Et pourtant, elle doit maintenant quitter la Suisse. «En tant qu’étudiante originaire d’un État tiers, je n’avais qu’un permis de séjour à des fins de formation», explique Gabriela Purtschert.
Le service cantonal des migrations de Zurich précise que «les personnes titulaires d’un tel permis sont conscientes dès le départ qu’elles doivent quitter la Suisse une fois le but de leur séjour atteint».
Grâce à un poste d’assistante scientifique auprès d’Agroscope, le centre de compétence de la Confédération pour la recherche dans le domaine de l’agriculture et de l’alimentation, elle avait toutefois obtenu un nouveau permis après ses études. Mais ce contrat de travail, conclu avec une institution publique suisse, était limité dans le temps et prenait fin en janvier 2025. Dès lors, selon la décision officielle du service des migrations, dont Swissinfo a pu consulter une copie, «le but du séjour a cessé d’exister».
Gabriela Purtschert a donc déposé une demande de prolongation de son autorisation de séjour auprès des autorités zurichoises. En vain: «À la mi-août, mon permis de séjour et de travail n’a pas été renouvelé», raconte-t-elle. On lui a ordonné de quitter le territoire helvétique d’ici la mi-octobre.

Dans la lettre du service des migrations, il est indiqué qu’«aucune intégration particulièrement étroite ou durablement approfondie n’a eu lieu au cours de ces seize années». Et d’ajouter qu’il existe «un intérêt public prépondérant à limiter efficacement la population étrangère résidente».
Sans emploi, pas d’autorisation de rester en Suisse. Mais pour l’avocat de Gabriela Purtschert, cet argument ne tient pas: «Le chômage peut arriver à n’importe qui», déclare-t-il à Swissinfo. D’autant que le retrait de son autorisation de travail a rendu sa recherche d’emploi beaucoup plus difficile: «Lors de mes candidatures, je n’ai souvent même pas la possibilité d’expliquer ma situation», déplore Gabriela Purtschert. Avec son avocat, elle a formé un recours contre la décision.
Une image idéalisée de la Suisse
Le père de Gabriela Purtschert, resté en Équateur, ne comprend plus le monde.
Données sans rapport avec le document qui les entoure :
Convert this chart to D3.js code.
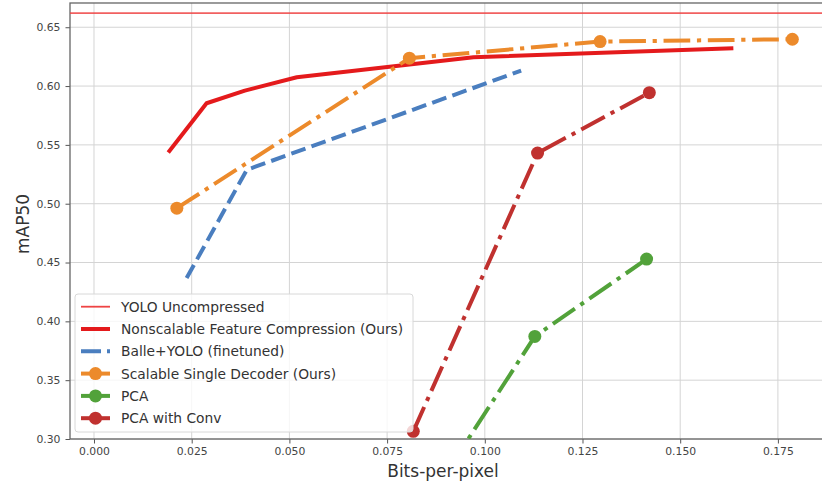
<!DOCTYPE html>
<html>
<head>
<meta charset="utf-8">
<script src="https://cdn.jsdelivr.net/npm/d3@7"></script>
<style>
  body { margin: 0; background: #fff; }
  svg { font-family: "DejaVu Sans", sans-serif; }
</style>
</head>
<body>
<script>
// tick values
const xTicks = [0, 0.025, 0.05, 0.075, 0.1, 0.125, 0.15, 0.175];
const yTicks = [0.30, 0.35, 0.40, 0.45, 0.50, 0.55, 0.60, 0.65];

// series (x = bits per pixel, y = mAP50)
const yoloUncompressed = 0.662;

const nonscalableX = [0.0190, 0.0288, 0.0386, 0.0519, 0.0971, 0.1636];
const nonscalableY = [0.5435, 0.5854, 0.5961, 0.6075, 0.6245, 0.6322];

const balleX = [0.0237, 0.0391, 0.1093];
const balleY = [0.4368, 0.5288, 0.6131];

const scalableX = [0.0212, 0.0807, 0.1295, 0.1787];
const scalableY = [0.4962, 0.6237, 0.6378, 0.6398];

const pcaX = [0.085, 0.1128, 0.1414];
const pcaY = [0.245, 0.3872, 0.4529];

const pcaConvX = [0.0817, 0.1135, 0.1421];
const pcaConvY = [0.3065, 0.5430, 0.5944];

const legendLabels = [
    "YOLO Uncompressed",
    "Nonscalable Feature Compression (Ours)",
    "Balle+YOLO (finetuned)",
    "Scalable Single Decoder (Ours)",
    "PCA",
    "PCA with Conv"
];

const W = 822, H = 485;
const margin = { top: 3, right: -1, bottom: 46, left: 70 };
const width = W - margin.left - margin.right;
const height = H - margin.top - margin.bottom;

const svg = d3.select("body").append("svg")
    .attr("width", W)
    .attr("height", H);

const g = svg.append("g")
    .attr("transform", "translate(" + margin.left + "," + margin.top + ")");

const x = d3.scaleLinear()
    .domain([-0.00614, 0.18654])
    .range([0, width]);

const y = d3.scaleLinear()
    .domain([0.30, 0.6706])
    .range([height, 0]);

// grid
g.append("g").selectAll("line").data(xTicks).join("line")
    .attr("x1", d => x(d)).attr("x2", d => x(d))
    .attr("y1", 0).attr("y2", height)
    .attr("stroke", "#d4d4d4").attr("stroke-width", 1);

g.append("g").selectAll("line").data(yTicks).join("line")
    .attr("x1", 0).attr("x2", width)
    .attr("y1", d => y(d)).attr("y2", d => y(d))
    .attr("stroke", "#d4d4d4").attr("stroke-width", 1);

// axes
const xAxis = g.append("g")
    .attr("transform", "translate(0," + height + ")")
    .call(d3.axisBottom(x).tickValues(xTicks).tickFormat(d3.format(".3f")).tickSize(4.5).tickPadding(4));

const yAxis = g.append("g")
    .call(d3.axisLeft(y).tickValues(yTicks).tickFormat(d3.format(".2f")).tickSize(4.5).tickPadding(5));

[xAxis, yAxis].forEach(a => {
    a.select(".domain").remove();
    a.selectAll(".tick line").attr("stroke", "#555");
    a.selectAll("text").attr("fill", "#444").style("font-size", "10.8px").style("font-family", "DejaVu Sans");
});

// frame
g.append("rect")
    .attr("x", 0).attr("y", 0)
    .attr("width", width).attr("height", height)
    .attr("fill", "none").attr("stroke", "#666").attr("stroke-width", 1.3);

g.append("clipPath").attr("id", "clip")
    .append("rect").attr("width", width).attr("height", height);

const plot = g.append("g").attr("clip-path", "url(#clip)");

const line = d3.line().x(d => x(d[0])).y(d => y(d[1]));

const dashed = "15,6.4";
const dashDot = "26.7,6.7,4.2,6.7";

const series = [
    { xs: nonscalableX, ys: nonscalableY, color: "#e41a1c", dash: null, marker: false },
    { xs: balleX, ys: balleY, color: "#4a7ebf", dash: dashed, marker: false },
    { xs: scalableX, ys: scalableY, color: "#ec8a2b", dash: dashDot, marker: true },
    { xs: pcaX, ys: pcaY, color: "#52a23a", dash: dashDot, marker: true },
    { xs: pcaConvX, ys: pcaConvY, color: "#c0312f", dash: dashDot, marker: true }
];

// YOLO uncompressed reference line
plot.append("line")
    .attr("x1", 0).attr("x2", width)
    .attr("y1", y(yoloUncompressed)).attr("y2", y(yoloUncompressed))
    .attr("stroke", "#ee4444").attr("stroke-opacity", 0.85).attr("stroke-width", 1.8);

series.forEach(s => {
    const pts = s.xs.map((v, i) => [v, s.ys[i]]);
    plot.append("path")
        .attr("d", line(pts))
        .attr("fill", "none")
        .attr("stroke", s.color)
        .attr("stroke-width", 4)
        .attr("stroke-dasharray", s.dash)
        .attr("stroke-linejoin", "round");
    if (s.marker) {
        plot.append("g").selectAll("circle").data(pts).join("circle")
            .attr("cx", d => x(d[0])).attr("cy", d => y(d[1]))
            .attr("r", 6.5).attr("fill", s.color);
    }
});

// axis titles
svg.append("text")
    .attr("x", 443).attr("y", 477)
    .attr("text-anchor", "middle")
    .attr("fill", "#333")
    .style("font-size", "17px")
    .text("Bits-per-pixel");

svg.append("text")
    .attr("transform", "translate(29,224) rotate(-90)")
    .attr("text-anchor", "middle")
    .attr("fill", "#333")
    .style("font-size", "17px")
    .text("mAP50");

// legend
const lg = svg.append("g").attr("transform", "translate(75,294)");
lg.append("rect")
    .attr("width", 338).attr("height", 138)
    .attr("rx", 3)
    .attr("fill", "#fff").attr("fill-opacity", 0.8)
    .attr("stroke", "#d8d8d8").attr("stroke-width", 1);

const legendItems = [
    { color: "#ee4444", width: 1.8, dash: null, marker: false },
    { color: "#e41a1c", width: 4, dash: null, marker: false },
    { color: "#4a7ebf", width: 4, dash: "20,6,3,20", marker: false },
    { color: "#ec8a2b", width: 4, dash: null, marker: true },
    { color: "#52a23a", width: 4, dash: null, marker: true },
    { color: "#c0312f", width: 4, dash: null, marker: true }
];

legendItems.forEach((it, i) => {
    const cy = 12.7 + i * 22.3;
    lg.append("line")
        .attr("x1", 6).attr("x2", 35)
        .attr("y1", cy).attr("y2", cy)
        .attr("stroke", it.color).attr("stroke-width", it.width)
        .attr("stroke-dasharray", it.dash);
    if (it.marker) {
        lg.append("circle").attr("cx", 20.5).attr("cy", cy).attr("r", 6.5).attr("fill", it.color);
    }
    lg.append("text")
        .attr("x", 46).attr("y", cy)
        .attr("dy", "0.36em")
        .attr("fill", "#333")
        .style("font-size", "13.8px")
        .text(legendLabels[i]);
});
</script>
</body>
</html>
Lui, qui parle à peine allemand et n’a jamais vécu en Suisse, garde de ses visites au pays une image idéalisée. Selon sa conception, tout se passe toujours bien en Suisse.
«Je suis obligée de lui expliquer que, pour sa fille, les choses ne vont justement pas bien du tout en ce moment», raconte Gabriela Purtschert, les larmes aux yeux. La situation est éprouvante pour elle.
La trentenaire souhaite rester en Suisse, y construire son avenir et, dit-elle, «rendre aussi quelque chose à la Suisse». «Je dois quitter la Suisse alors que j’y vis depuis plus longtemps que mes frères, qui eux ont un passeport suisse», déplore-t-elle.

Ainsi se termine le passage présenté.